Unfortunately, scikit-learn’s API expects Numpy arrays. If you feed a dataframe into a pipeline, you will get a Numpy array out of it. Other times, as it is the case with FeatureUnion, it will not work as expected. It would be much better if one could get a dataframe out of the pipeline. Right now various efforts are in place to allow a better sklearn/pandas integration, namely:

I tried sklearn-pandas but it doesn’t quite do what I wanted: it provides a way to map DataFrame columns to transformations.

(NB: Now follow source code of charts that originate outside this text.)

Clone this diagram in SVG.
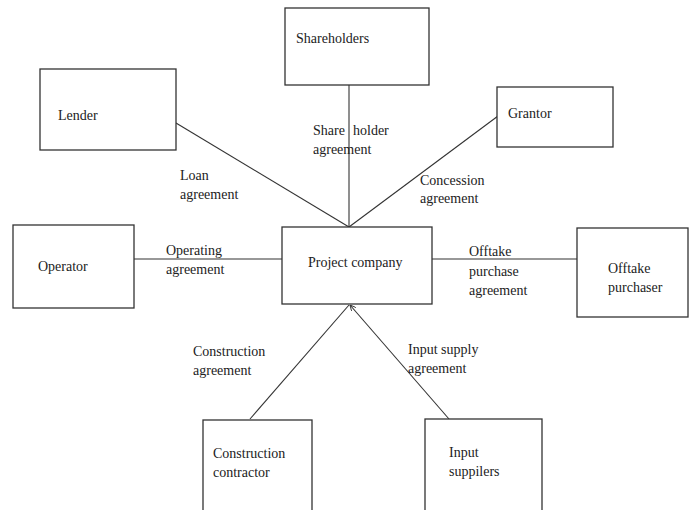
<svg xmlns="http://www.w3.org/2000/svg" width="689" height="510" viewBox="0 0 689 510">
<style>
.box{fill:#fff;stroke:#333;stroke-width:1.3}
.ln{stroke:#333;stroke-width:1.1;fill:none}
text{font-family:"Liberation Serif","Times New Roman",serif;font-size:14px;fill:#222}
</style>
<defs>
<marker id="ah" viewBox="0 0 10 10" refX="10" refY="5" markerWidth="6" markerHeight="6" orient="auto" markerUnits="userSpaceOnUse">
<path d="M0,0 L10,5 L0,10" fill="none" stroke="#333" stroke-width="1.5"/>
</marker>
</defs>
<rect width="689" height="510" fill="#fff"/>
<g id="connectors">
<line class="ln" x1="349" y1="85" x2="349" y2="227"/>
<line class="ln" x1="176" y1="123" x2="349" y2="227"/>
<line class="ln" x1="498" y1="116" x2="349" y2="227"/>
<line class="ln" x1="134" y1="259" x2="282" y2="259"/>
<line class="ln" x1="432" y1="259" x2="577" y2="259"/>
<line class="ln" x1="250" y1="419" x2="349" y2="305"/>
<line class="ln" x1="449" y1="419" x2="350" y2="305" marker-end="url(#ah)"/>
</g>
<g id="labels">
<text x="313" y="135">Share<tspan x="353">holder</tspan></text>
<text x="313" y="154">agreement</text>
<text x="180" y="180">Loan</text>
<text x="180" y="199">agreement</text>
<text x="420" y="185">Concession</text>
<text x="420" y="203">agreement</text>
<text x="166" y="255">Operating</text>
<text x="166" y="274">agreement</text>
<text x="469" y="256">Offtake</text>
<text x="469" y="276">purchase</text>
<text x="469" y="295">agreement</text>
<text x="193" y="356">Construction</text>
<text x="193" y="375">agreement</text>
<text x="408" y="354">Input supply</text>
<text x="408" y="373">agreement</text>
</g>
<g id="shareholders"><rect class="box" x="285" y="8" width="144" height="77"/><text x="296" y="43">Shareholders</text></g>
<g id="lender"><rect class="box" x="40" y="69" width="136" height="81"/><text x="58" y="120">Lender</text></g>
<g id="grantor"><rect class="box" x="497" y="87" width="116" height="60"/><text x="508" y="118">Grantor</text></g>
<g id="project-company"><rect class="box" x="282" y="227" width="150" height="77"/><text x="308" y="267">Project company</text></g>
<g id="operator"><rect class="box" x="13" y="225" width="121" height="83"/><text x="38" y="271">Operator</text></g>
<g id="offtake-purchaser"><rect class="box" x="577" y="228" width="111" height="89"/><text x="608" y="273">Offtake</text><text x="608" y="292">purchaser</text></g>
<g id="construction-contractor"><rect class="box" x="203" y="420" width="109" height="110"/><text x="213" y="458">Construction</text><text x="213" y="477">contractor</text></g>
<g id="input-suppliers"><rect class="box" x="425" y="419" width="117" height="111"/><text x="449" y="457">Input</text><text x="449" y="476">suppilers</text></g>
</svg>
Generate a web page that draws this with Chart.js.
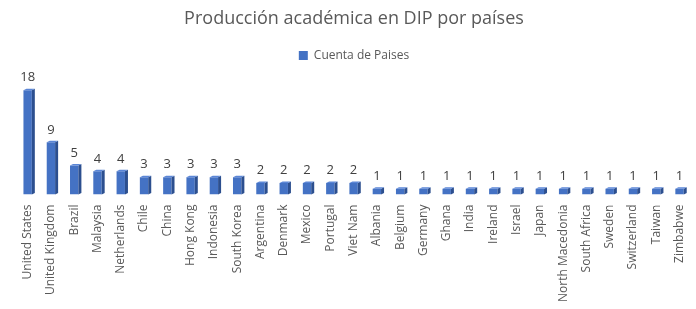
<!DOCTYPE html>
<html>
<head>
<meta charset="utf-8">
<script src="https://cdn.jsdelivr.net/npm/chart.js@4"></script>
<style>
  body { margin: 0; background: #fff; }
  #wrap { width: 696px; height: 309px; }
</style>
</head>
<body>
<div id="wrap"><canvas id="paises"></canvas></div>
<script>
// Produccion academica en DIP por paises
var countries = ['United States', 'United Kingdom', 'Brazil', 'Malaysia', 'Netherlands', 'Chile', 'China',
  'Hong Kong', 'Indonesia', 'South Korea', 'Argentina', 'Denmark', 'Mexico', 'Portugal', 'Viet Nam',
  'Albania', 'Belgium', 'Germany', 'Ghana', 'India', 'Ireland', 'Israel', 'Japan', 'North Macedonia',
  'South Africa', 'Sweden', 'Switzerland', 'Taiwan', 'Zimbabwe'];
var counts = [18, 9, 5, 4, 4, 3, 3, 3, 3, 3, 2, 2, 2, 2, 2, 1, 1, 1, 1, 1, 1, 1, 1, 1, 1, 1, 1, 1, 1];

var font = "'Open Sans', 'Noto Sans', sans-serif";

// fake 3d side + value on top
var bars3d = {
  id: 'bars3d',
  afterDatasetsDraw: function(chart) {
    var ctx = chart.ctx;
    var meta = chart.getDatasetMeta(0);
    ctx.save();
    meta.data.forEach(function(bar, i) {
      var half = bar.width / 2;
      var d = 3;
      ctx.fillStyle = '#2c4f8f';
      ctx.beginPath();
      ctx.moveTo(bar.x + half, bar.base);
      ctx.lineTo(bar.x + half, bar.y);
      ctx.lineTo(bar.x + half + d, bar.y - 1.5);
      ctx.lineTo(bar.x + half + d, bar.base - 1.5);
      ctx.closePath();
      ctx.fill();
      ctx.fillStyle = '#5b86d6';
      ctx.beginPath();
      ctx.moveTo(bar.x - half, bar.y);
      ctx.lineTo(bar.x + half, bar.y);
      ctx.lineTo(bar.x + half + d, bar.y - 1.5);
      ctx.lineTo(bar.x - half + d, bar.y - 1.5);
      ctx.closePath();
      ctx.fill();

      ctx.fillStyle = '#404040';
      ctx.font = '13px ' + font;
      ctx.textAlign = 'center';
      ctx.textBaseline = 'bottom';
      ctx.fillText(counts[i], bar.x, bar.y - 6);
    });
    ctx.restore();
  }
};

var c = document.getElementById('paises').getContext('2d');
var chart = new Chart(c, {
  type: 'bar',
  data: {
    labels: countries,
    datasets: [{
      label: 'Cuenta de Paises',
      data: counts,
      backgroundColor: '#4472c4',
      borderWidth: 0,
      barPercentage: 0.36,
      categoryPercentage: 1
    }]
  },
  options: {
    responsive: true,
    maintainAspectRatio: false,
    animation: false,
    layout: { padding: { left: 16, right: 4, top: 4, bottom: 5 } },
    plugins: {
      title: {
        display: true,
        text: 'Producción académica en DIP por países',
        color: '#595959',
        font: { family: font, size: 18, weight: 'normal' },
        padding: { top: 4, bottom: 12 }
      },
      legend: {
        display: true,
        labels: {
          color: '#595959',
          font: { family: font, size: 12 },
          boxWidth: 9,
          boxHeight: 9,
          padding: 8
        }
      },
      tooltip: { enabled: false }
    },
    scales: {
      x: {
        grid: { display: false },
        border: { display: false },
        ticks: {
          color: '#595959',
          font: { family: font, size: 12 },
          minRotation: 90,
          maxRotation: 90,
          autoSkip: false,
          padding: 2
        }
      },
      y: {
        display: false,
        min: 0,
        max: 21.2
      }
    }
  },
  plugins: [bars3d]
});
</script>
</body>
</html>
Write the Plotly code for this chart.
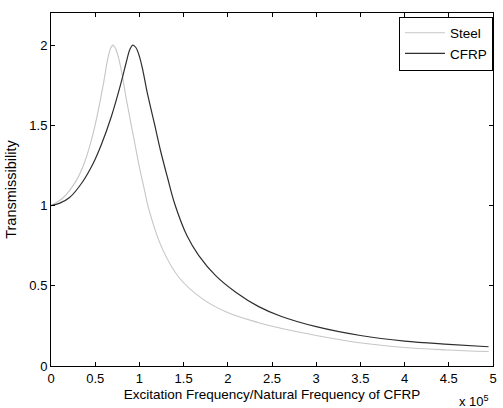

Most of the time, however, I construct a pipeline of transformers and I want to receive a DataFrame as input or output. For this reason I wrote a custom transformer that does precisely this:

from sklearn.base import TransformerMixin

class NoFitMixin:
    def fit(self, X, y=None):
        return self

class DFTransform(TransformerMixin, NoFitMixin):
    def __init__(self, func, copy=False):
        self.func = func
        self.copy = copy

    def transform(self, X):
        X_ = X if not self.copy else X.copy()
        return self.func(X_)

It accepts a function as argument and the transformed data is simply its return value. The copy keyword argument is there to prevent a double copying: if the function itself returns a new DataFrame, then there’s no need to copy it.

The only problem arises when using FeatureUnion: it does not concatenate the results into a DataFrame. I wrote a custom class for this case as well:

from sklearn.pipeline import Pipeline, FeatureUnion, _transform_one
from sklearn.externals.joblib import Parallel, delayed

class DFFeatureUnion(FeatureUnion):
    def fit_transform(self, X, y=None, **fit_params):
        # non-optimized default implementation; override when a better
        # method is possible
        if y is None:
            # fit method of arity 1 (unsupervised transformation)
            return self.fit(X, **fit_params).transform(X)
        else:
            # fit method of arity 2 (supervised transformation)
            return self.fit(X, y, **fit_params).transform(X)

    def transform(self, X):
        Xs = Parallel(n_jobs=self.n_jobs)(
            delayed(_transform_one)(trans, name, weight, X)
            for name, trans, weight in self._iter())
        return pd.concat(Xs, axis=1, join='inner')

This is an example showing how they can be used:

pipeline = Pipeline([
    ('ordinal_to_nums', DFTransform(_ordinal_to_nums, copy=True)),
    ('union', DFFeatureUnion([
        ('categorical', Pipeline([
            ('select', DFTransform(lambda X: X.select_dtypes(include=['object']))),
            ('fill_na', DFTransform(lambda X: X.fillna('NA'))),
            ('one_hot', DFTransform(_one_hot_encode)),
        ])),
        ('numerical', Pipeline([
            ('select', DFTransform(lambda X: X.select_dtypes(exclude=['object']))),
            ('fill_median', DFTransform(lambda X: X.fillna(X.median()))),
            ('add_features', DFTransform(_add_features, copy=True)),
            ('remove_skew', DFTransform(_remove_skew, copy=True)),
            ('find_outliers', DFTransform(_find_outliers, copy=True)),
            ('normalize', DFTransform(lambda X: X.div(X.max())))
        ])),
    ])),
])

The above pipeline splits the DataFrame into categorical and numerical columns, applying different transformation to each. The columns are concatenated into a DataFrame at then end of the DFFeatureUnion.

The resulting code is well organized and very easy to understand. It’s also extremely easy to add or remove steps to/from the pipeline.